Oberwalo się także byłemu audytorowi i nie tylko. Likwidatorzy wszczęli postępowanie sądowe przeciwko PricewaterhouseCoopers, oskarżając firmę o "zaniedbanie" i "wprowadzenie w błąd" w pracach na rzecz grupy. Pozwali również firmę doradczą CBRE z branży nieruchomości oraz firmę doradczą Avista z branży bankowości inwestycyjnej w związku z raportami wycen sporządzonymi dla Evergrande i jej spółek zależnych w 2018 roku.

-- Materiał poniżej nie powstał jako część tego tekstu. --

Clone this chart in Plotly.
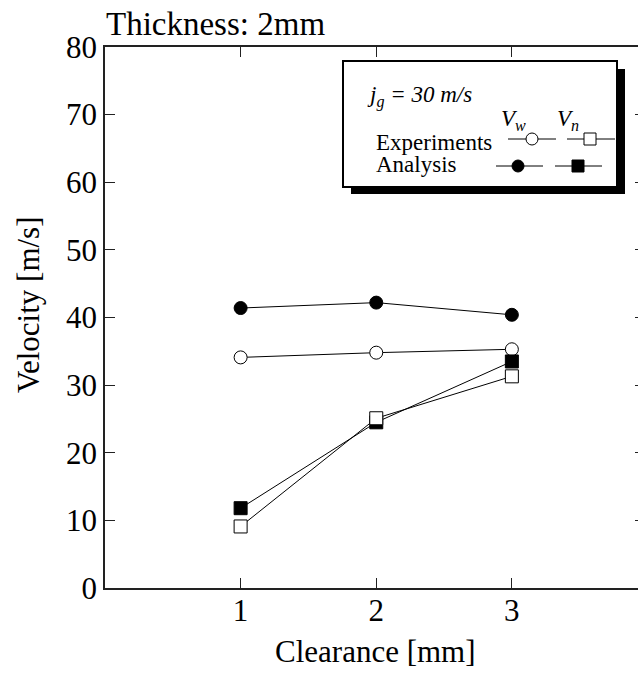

Wielki audytor i upadek dewelopera. Kara od Pekinu będzie surowa
Jedna z firm Wielkiej Czwórki audytorów przekazała klientom, że spodziewa się “dużej grzywny” oraz tymczasowego zakazu prowadzenia działalności w Chinach. Kara ma być związana z upadkiem Evergrande - największego dewelopera w kraju.
Country Garden - następny deweloper do likwidacji?
Losy najbardziej zadłużonego dewelopera świata śledziliśmy na Bankier.pl od początku pojawienia się problemów w spółce. To jednak nie koniec problemów chińskich deweloperów. Problemy ma także Country Garden, który realizuje 4 razy więcej projektów niż Evergrande. W ostatnich dniach informowano, że Wysoki Trybunał Hongkongu odroczył rozprawę w sprawie wniosku o likwidację spółki do 5 stycznia 2026 r.
Country Garden, niegdyś czołowy deweloper w kraju, w sierpniu 2023 r. nie spłacił swojego zadłużenia zagranicznego. "Country Garden odczuwał >tymczasową< presję na płynność< z powodu pogarszającej się sprzedaży i trudnych warunków refinansowania. Spółka aktywnie poszukiwała funduszy na rozwiązanie kryzysu zadłużeniowego w celu ochrony uzasadnionych praw prawa wierzycieli" - informował wówczas państwowy portal paper.cn, powołując się na anonimowe źródło firmy.
W kuluarach nie było jednak tajemnicą, że spółka stoi na krawędzi bankructwa. Obecnie deweloper stara się uzyskać poparcie kredytodawców dla wniosku restrukturyzacyjnego, który ma na celu redukcję 14,1 mld dolarów zadłużenia o 78%.
Jak podaje Reuters, uzyskanie wystarczającego poparcia wierzycieli dla wniosku o restrukturyzację jest kluczowe dla Country Garden, aby przekonać sąd do odrzucenia wniosku złożonego w zeszłym roku przez Ever Credit, jednostkę notowanej na giełdzie w Hongkongu spółki Kingboard.